ANYway. . . .I mentioned a basin last week and here it is in the process of being uncovered:
It’s composed of granite and seemingly intact, at least what we can tell from what’s been uncovered thus far. It’s offset somewhat from that wall behind it but it seems to be largely in situ, maybe sliding down about 10 cm or so – I found a flat rock behind it which I think it sat on originally. After removing the sediment from within it as a separate deposit. . . .
we found that it has a plastered bottom presumably for water retention. At least one found at Giza had a drain opening in the bottom. I’d forwarded the half-hearted suggestion that it was a urinal, but I have since discarded that one. Can’t decide what it’s relation to the floor of the room is because we haven’t found it yet; we’ve got something like a floor surface near the entrance that’s at about the same level as where this is sitting, but the middle of the room and up to the basin is just a mess of fallen bricks and roofing material and windblown sand. So, a mystery that will hopefully be resolved tomorrow.

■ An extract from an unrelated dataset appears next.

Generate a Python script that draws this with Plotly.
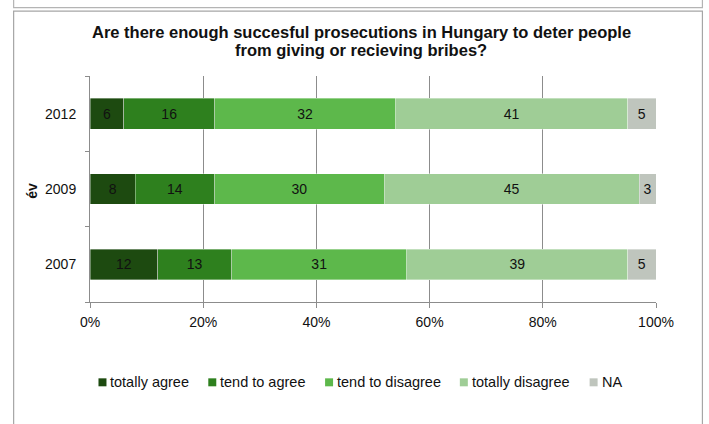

This last one is just a neat little object I pulled out today:
It’s the base of an amphorae-like vessel with resin poured into the bottom to keep it from leaking any liquid out. Not sure what said resin is, my first guess would be bitumen.
Will try to get more photos tomorrow. We found another similar basin – just one corner so far – in the center of the room that appears to be just sitting in a bunch of junk, not on a floor or anything. Really an odd room. We have quite a lot of collapse and junk to remove before we can really see what is going on, but like I said tomorrow should bring some answers.
Finally, here is our work space back at the field house:
It’s set up with abundant outlets and even phone jack-type plugs, but we haven’t made those operational yet.